» **Data for processing**

※ ※ ※

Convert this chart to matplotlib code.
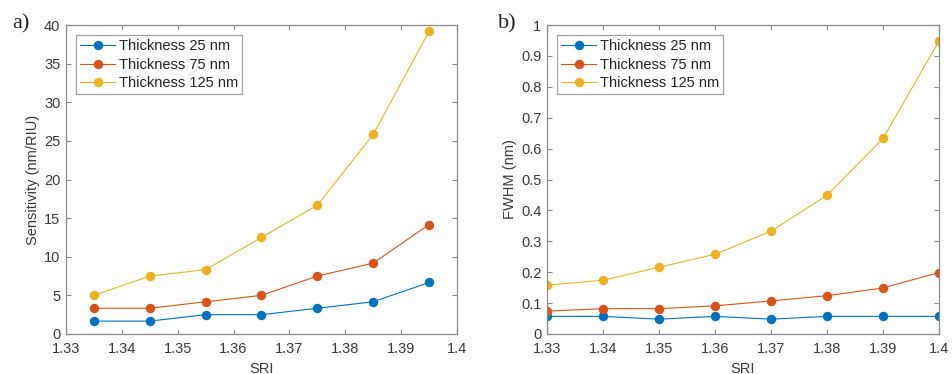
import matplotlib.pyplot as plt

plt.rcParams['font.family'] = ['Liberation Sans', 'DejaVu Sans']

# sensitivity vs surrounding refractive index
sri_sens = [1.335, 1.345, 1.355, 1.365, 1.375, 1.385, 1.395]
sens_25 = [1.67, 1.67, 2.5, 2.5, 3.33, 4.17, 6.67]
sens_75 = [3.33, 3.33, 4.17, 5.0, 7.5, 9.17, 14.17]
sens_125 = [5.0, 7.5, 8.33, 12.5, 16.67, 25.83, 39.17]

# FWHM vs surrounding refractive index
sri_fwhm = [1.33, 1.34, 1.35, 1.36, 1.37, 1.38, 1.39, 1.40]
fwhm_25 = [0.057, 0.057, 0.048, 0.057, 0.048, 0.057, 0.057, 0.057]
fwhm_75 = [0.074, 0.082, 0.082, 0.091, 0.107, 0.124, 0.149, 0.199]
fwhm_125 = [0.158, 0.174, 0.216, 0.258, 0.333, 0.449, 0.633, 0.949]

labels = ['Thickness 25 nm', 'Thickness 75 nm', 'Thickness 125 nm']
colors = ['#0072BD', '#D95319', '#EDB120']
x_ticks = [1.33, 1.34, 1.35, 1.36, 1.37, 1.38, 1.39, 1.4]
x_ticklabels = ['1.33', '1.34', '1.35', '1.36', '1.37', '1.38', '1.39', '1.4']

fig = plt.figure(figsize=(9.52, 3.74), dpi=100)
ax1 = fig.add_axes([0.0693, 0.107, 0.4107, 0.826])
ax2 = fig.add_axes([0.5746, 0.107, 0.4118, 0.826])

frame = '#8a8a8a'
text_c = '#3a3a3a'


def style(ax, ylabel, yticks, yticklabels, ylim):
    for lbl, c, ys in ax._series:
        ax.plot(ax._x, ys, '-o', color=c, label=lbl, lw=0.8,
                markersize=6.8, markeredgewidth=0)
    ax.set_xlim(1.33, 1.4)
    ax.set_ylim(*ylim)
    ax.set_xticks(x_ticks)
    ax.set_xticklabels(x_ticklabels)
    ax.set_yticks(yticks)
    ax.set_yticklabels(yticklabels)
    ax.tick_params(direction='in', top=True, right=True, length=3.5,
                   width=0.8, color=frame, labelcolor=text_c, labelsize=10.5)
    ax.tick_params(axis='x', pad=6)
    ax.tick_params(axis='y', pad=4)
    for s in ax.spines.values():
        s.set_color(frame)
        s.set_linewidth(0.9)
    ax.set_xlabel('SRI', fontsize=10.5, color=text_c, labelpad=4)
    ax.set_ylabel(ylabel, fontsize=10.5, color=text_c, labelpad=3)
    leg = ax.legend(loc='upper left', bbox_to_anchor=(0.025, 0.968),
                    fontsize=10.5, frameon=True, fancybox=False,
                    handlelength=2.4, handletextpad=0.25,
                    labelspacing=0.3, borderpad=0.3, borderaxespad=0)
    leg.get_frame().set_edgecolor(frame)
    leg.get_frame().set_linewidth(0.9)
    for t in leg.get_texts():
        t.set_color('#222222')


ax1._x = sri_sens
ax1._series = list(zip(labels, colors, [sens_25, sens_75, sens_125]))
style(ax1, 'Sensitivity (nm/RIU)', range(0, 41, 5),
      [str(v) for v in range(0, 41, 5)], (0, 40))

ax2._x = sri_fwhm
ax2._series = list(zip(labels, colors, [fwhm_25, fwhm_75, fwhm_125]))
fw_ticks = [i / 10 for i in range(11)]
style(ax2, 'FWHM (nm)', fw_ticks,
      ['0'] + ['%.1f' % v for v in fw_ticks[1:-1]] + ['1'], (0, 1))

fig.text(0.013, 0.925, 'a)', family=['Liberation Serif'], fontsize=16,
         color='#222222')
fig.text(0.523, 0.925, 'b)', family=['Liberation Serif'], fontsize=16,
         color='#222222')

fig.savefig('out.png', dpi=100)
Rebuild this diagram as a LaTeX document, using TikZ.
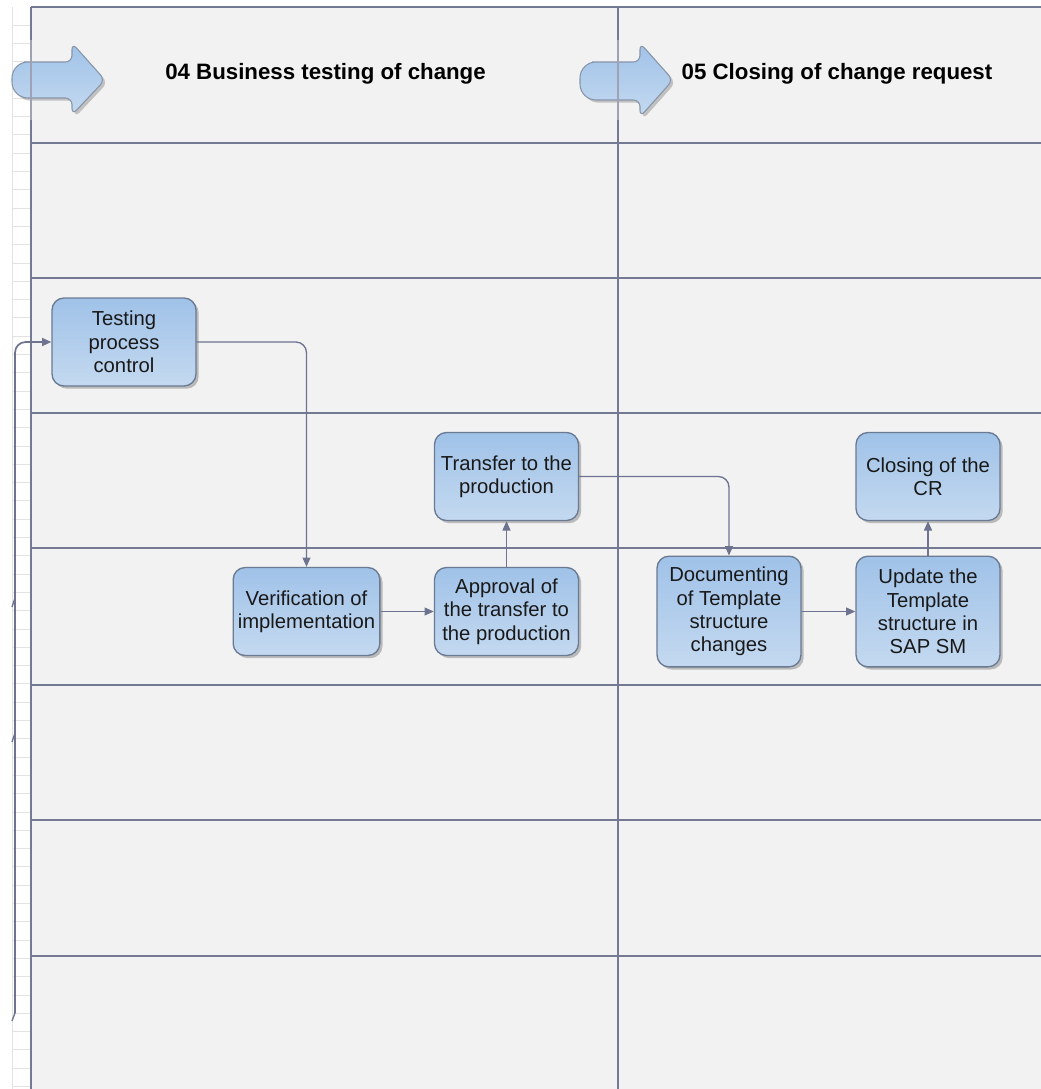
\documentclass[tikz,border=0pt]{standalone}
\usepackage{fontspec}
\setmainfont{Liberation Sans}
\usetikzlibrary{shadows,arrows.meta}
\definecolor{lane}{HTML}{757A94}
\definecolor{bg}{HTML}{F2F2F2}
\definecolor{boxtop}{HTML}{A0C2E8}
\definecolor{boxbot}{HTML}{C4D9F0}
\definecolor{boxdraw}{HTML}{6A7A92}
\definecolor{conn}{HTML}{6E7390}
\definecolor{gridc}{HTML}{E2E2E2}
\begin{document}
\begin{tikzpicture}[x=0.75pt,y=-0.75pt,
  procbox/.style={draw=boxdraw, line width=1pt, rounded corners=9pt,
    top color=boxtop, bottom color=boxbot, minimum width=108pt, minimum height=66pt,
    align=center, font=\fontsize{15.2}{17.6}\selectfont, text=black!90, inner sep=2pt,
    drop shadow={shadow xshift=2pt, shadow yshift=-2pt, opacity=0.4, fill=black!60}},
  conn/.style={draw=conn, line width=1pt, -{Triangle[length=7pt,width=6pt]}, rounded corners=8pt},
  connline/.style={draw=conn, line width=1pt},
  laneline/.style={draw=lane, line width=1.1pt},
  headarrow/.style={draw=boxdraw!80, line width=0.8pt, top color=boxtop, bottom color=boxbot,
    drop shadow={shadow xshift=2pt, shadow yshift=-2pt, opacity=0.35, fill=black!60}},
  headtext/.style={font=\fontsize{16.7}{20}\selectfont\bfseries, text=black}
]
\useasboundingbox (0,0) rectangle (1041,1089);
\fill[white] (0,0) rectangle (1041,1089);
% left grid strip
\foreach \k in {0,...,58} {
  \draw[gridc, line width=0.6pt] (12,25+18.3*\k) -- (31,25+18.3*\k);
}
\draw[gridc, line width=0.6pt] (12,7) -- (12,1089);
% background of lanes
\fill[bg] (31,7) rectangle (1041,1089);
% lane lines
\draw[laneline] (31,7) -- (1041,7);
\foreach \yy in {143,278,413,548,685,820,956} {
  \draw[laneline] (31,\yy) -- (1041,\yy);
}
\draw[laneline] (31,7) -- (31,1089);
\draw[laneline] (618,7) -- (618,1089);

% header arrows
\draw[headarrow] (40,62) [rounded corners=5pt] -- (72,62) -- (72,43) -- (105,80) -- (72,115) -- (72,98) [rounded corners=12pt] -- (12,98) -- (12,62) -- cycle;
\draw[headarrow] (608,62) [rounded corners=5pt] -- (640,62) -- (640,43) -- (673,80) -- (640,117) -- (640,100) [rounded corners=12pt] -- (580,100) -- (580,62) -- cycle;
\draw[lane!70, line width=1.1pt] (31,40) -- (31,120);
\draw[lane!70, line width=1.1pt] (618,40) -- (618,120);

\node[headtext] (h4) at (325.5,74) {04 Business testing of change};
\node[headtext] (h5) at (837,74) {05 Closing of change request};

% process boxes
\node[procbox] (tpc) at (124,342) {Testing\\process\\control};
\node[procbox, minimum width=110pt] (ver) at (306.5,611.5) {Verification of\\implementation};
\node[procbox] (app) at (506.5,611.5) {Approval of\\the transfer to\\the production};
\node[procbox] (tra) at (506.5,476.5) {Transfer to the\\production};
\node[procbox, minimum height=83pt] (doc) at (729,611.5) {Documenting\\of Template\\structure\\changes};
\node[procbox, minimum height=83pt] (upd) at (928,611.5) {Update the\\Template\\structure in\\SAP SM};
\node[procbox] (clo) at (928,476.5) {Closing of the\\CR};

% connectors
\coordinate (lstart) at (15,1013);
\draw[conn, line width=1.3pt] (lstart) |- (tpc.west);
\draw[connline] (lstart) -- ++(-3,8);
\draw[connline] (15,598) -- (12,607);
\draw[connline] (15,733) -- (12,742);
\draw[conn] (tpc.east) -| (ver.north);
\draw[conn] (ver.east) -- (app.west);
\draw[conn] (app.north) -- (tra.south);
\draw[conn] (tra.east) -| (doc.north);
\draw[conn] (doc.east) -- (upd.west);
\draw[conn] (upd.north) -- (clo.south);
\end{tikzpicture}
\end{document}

※ ※ ※

» **Exercise task**
In the records above, find the line containing "0.449, 0.633, 0.949]" and output every line from the first through that one, exactly, omitting pictures.

» **Full response**
Convert this chart to matplotlib code.
import matplotlib.pyplot as plt

plt.rcParams['font.family'] = ['Liberation Sans', 'DejaVu Sans']

# sensitivity vs surrounding refractive index
sri_sens = [1.335, 1.345, 1.355, 1.365, 1.375, 1.385, 1.395]
sens_25 = [1.67, 1.67, 2.5, 2.5, 3.33, 4.17, 6.67]
sens_75 = [3.33, 3.33, 4.17, 5.0, 7.5, 9.17, 14.17]
sens_125 = [5.0, 7.5, 8.33, 12.5, 16.67, 25.83, 39.17]

# FWHM vs surrounding refractive index
sri_fwhm = [1.33, 1.34, 1.35, 1.36, 1.37, 1.38, 1.39, 1.40]
fwhm_25 = [0.057, 0.057, 0.048, 0.057, 0.048, 0.057, 0.057, 0.057]
fwhm_75 = [0.074, 0.082, 0.082, 0.091, 0.107, 0.124, 0.149, 0.199]
fwhm_125 = [0.158, 0.174, 0.216, 0.258, 0.333, 0.449, 0.633, 0.949]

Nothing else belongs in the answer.